An analysis of Google search trends suggests that Australians are increasingly becoming concerned about the outlook for the economy, with the number of searches for “Australia recession” back at GFC levels. With consumer confidence at a four-year low, it appears that the RBA’s three interest rate cuts have done little to boost the confidence of Australian households. This is a concern in an economy where private consumption is the major driver of economic growth, accounting for around 55% of GDP. Combined with anecdotal evidence that the vast majority of Australian borrowers have kept their mortgage payments at pre-interest rate cut levels and are using higher household incomes to pay off debt, it suggests that the RBA’s hopes of a new housing and consumer boom may be misplaced.
Research from the Bank of International Settlements shows that the prevalence of zombie companies (defined as those companies over 10 years of age that cannot cover debt serving costs from current profits over an extended period) has ratcheted up since the late 1980s. The number of zombie firms in advanced economies is 12% of total companies. In addition, there is a high likelihood that zombie companies remain zombies.

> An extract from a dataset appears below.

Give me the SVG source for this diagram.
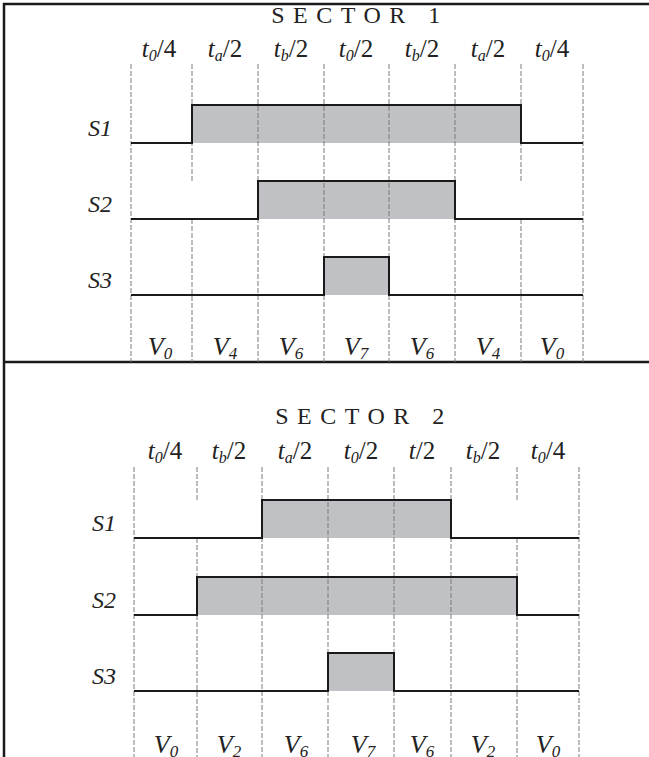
<svg xmlns="http://www.w3.org/2000/svg" width="649" height="757" viewBox="0 0 649 757">
<style>
.frame{stroke:#1a1a1a;stroke-width:2.5;fill:none}
.dash{stroke:#7a7a7a;stroke-width:1;stroke-dasharray:5,2;fill:none}
.sig{stroke:#1a1a1a;stroke-width:2;fill:none}
.fill{fill:#c0c1c4;stroke:none}
.title{font-family:"Liberation Serif",serif;font-size:24px;letter-spacing:8.5px;fill:#222;text-anchor:middle}
.lab{font-family:"Liberation Serif",serif;font-size:25px;fill:#222;text-anchor:middle}
.nm{font-family:"Liberation Serif",serif;font-size:24px;font-style:italic;fill:#222;text-anchor:middle}
.it{font-style:italic}
.sub{font-size:16px;font-style:italic}
.v{font-family:"Liberation Serif",serif;font-size:26px;font-style:italic;fill:#222;text-anchor:middle}
.vs{font-size:17px}
</style>
<rect width="649" height="757" fill="#fff"/>
<g id="frame">
<path class="frame" d="M4,757 V4 H649 M4,362 H649"/>
</g>
<g id="sector1">
<text class="title" x="360" y="23">SECTOR 1</text>
<g id="s1-times">
<text class="lab" x="159" y="57"><tspan class="it">t</tspan><tspan class="sub" dy="4">0</tspan><tspan dy="-4">/4</tspan></text>
<text class="lab" x="225" y="57"><tspan class="it">t</tspan><tspan class="sub" dy="4">a</tspan><tspan dy="-4">/2</tspan></text>
<text class="lab" x="291" y="57"><tspan class="it">t</tspan><tspan class="sub" dy="4">b</tspan><tspan dy="-4">/2</tspan></text>
<text class="lab" x="356" y="57"><tspan class="it">t</tspan><tspan class="sub" dy="4">0</tspan><tspan dy="-4">/2</tspan></text>
<text class="lab" x="422" y="57"><tspan class="it">t</tspan><tspan class="sub" dy="4">b</tspan><tspan dy="-4">/2</tspan></text>
<text class="lab" x="488" y="57"><tspan class="it">t</tspan><tspan class="sub" dy="4">a</tspan><tspan dy="-4">/2</tspan></text>
<text class="lab" x="552" y="57"><tspan class="it">t</tspan><tspan class="sub" dy="4">0</tspan><tspan dy="-4">/4</tspan></text>
</g>
<g id="s1-fills">
<rect class="fill" x="192" y="105" width="329" height="38"/>
<rect class="fill" x="258" y="181" width="197" height="38"/>
<rect class="fill" x="324" y="257" width="65" height="38"/>
</g>
<g id="s1-grid">
<path class="dash" d="M131,64 V362 M192,64 V181 M192,219 V362 M258,64 V362 M324,64 V362 M389,64 V362 M455,64 V362 M521,64 V181 M521,219 V362 M583,64 V362"/>
</g>
<g id="s1-signals">
<path class="sig" d="M131,143 H192 V105 H521 V143 H583"/>
<path class="sig" d="M131,219 H258 V181 H455 V219 H583"/>
<path class="sig" d="M131,295 H324 V257 H389 V295 H583"/>
</g>
<g id="s1-names">
<text class="nm" x="100" y="136">S1</text>
<text class="nm" x="100" y="212">S2</text>
<text class="nm" x="100" y="288">S3</text>
</g>
<g id="s1-vectors">
<text class="v" x="160" y="355">V<tspan class="vs" dy="4">0</tspan></text>
<text class="v" x="225" y="355">V<tspan class="vs" dy="4">4</tspan></text>
<text class="v" x="291" y="355">V<tspan class="vs" dy="4">6</tspan></text>
<text class="v" x="356" y="355">V<tspan class="vs" dy="4">7</tspan></text>
<text class="v" x="422" y="355">V<tspan class="vs" dy="4">6</tspan></text>
<text class="v" x="488" y="355">V<tspan class="vs" dy="4">4</tspan></text>
<text class="v" x="552" y="355">V<tspan class="vs" dy="4">0</tspan></text>
</g>
</g>
<g id="sector2">
<text class="title" x="364" y="424">SECTOR 2</text>
<g id="s2-times">
<text class="lab" x="165" y="459"><tspan class="it">t</tspan><tspan class="sub" dy="4">0</tspan><tspan dy="-4">/4</tspan></text>
<text class="lab" x="229" y="459"><tspan class="it">t</tspan><tspan class="sub" dy="4">b</tspan><tspan dy="-4">/2</tspan></text>
<text class="lab" x="295" y="459"><tspan class="it">t</tspan><tspan class="sub" dy="4">a</tspan><tspan dy="-4">/2</tspan></text>
<text class="lab" x="361" y="459"><tspan class="it">t</tspan><tspan class="sub" dy="4">0</tspan><tspan dy="-4">/2</tspan></text>
<text class="lab" x="422" y="459"><tspan class="it">t</tspan>/2</text>
<text class="lab" x="483" y="459"><tspan class="it">t</tspan><tspan class="sub" dy="4">b</tspan><tspan dy="-4">/2</tspan></text>
<text class="lab" x="548" y="459"><tspan class="it">t</tspan><tspan class="sub" dy="4">0</tspan><tspan dy="-4">/4</tspan></text>
</g>
<g id="s2-fills">
<rect class="fill" x="262" y="500" width="189" height="38"/>
<rect class="fill" x="197" y="577" width="320" height="38"/>
<rect class="fill" x="328" y="653" width="66" height="38"/>
</g>
<g id="s2-grid">
<path class="dash" d="M134,467 V757 M197,467 V500 M197,538 V757 M262,467 V757 M328,467 V757 M394,467 V757 M451,467 V757 M517,467 V500 M517,538 V757 M579,467 V757"/>
</g>
<g id="s2-signals">
<path class="sig" d="M134,538 H262 V500 H451 V538 H579"/>
<path class="sig" d="M134,615 H197 V577 H517 V615 H579"/>
<path class="sig" d="M134,691 H328 V653 H394 V691 H579"/>
</g>
<g id="s2-names">
<text class="nm" x="104" y="531">S1</text>
<text class="nm" x="104" y="608">S2</text>
<text class="nm" x="104" y="684">S3</text>
</g>
<g id="s2-vectors">
<text class="v" x="166" y="753">V<tspan class="vs" dy="4">0</tspan></text>
<text class="v" x="229" y="753">V<tspan class="vs" dy="4">2</tspan></text>
<text class="v" x="296" y="753">V<tspan class="vs" dy="4">6</tspan></text>
<text class="v" x="363" y="753">V<tspan class="vs" dy="4">7</tspan></text>
<text class="v" x="422" y="753">V<tspan class="vs" dy="4">6</tspan></text>
<text class="v" x="483" y="753">V<tspan class="vs" dy="4">2</tspan></text>
<text class="v" x="548" y="753">V<tspan class="vs" dy="4">0</tspan></text>
</g>
</g>
</svg>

Record low interest rates and cheap money means that struggling companies can now survive in a “zombie” state for much longer than previously was the case, thereby lowering productivity and hampering innovation. These businesses are using resources - like capital and labour - that could be used more efficiently elsewhere in the economy. Should interest rates begin to rise again at some point in the future, then these companies will likely find their access to capital markets to be much more challenging than is currently the case.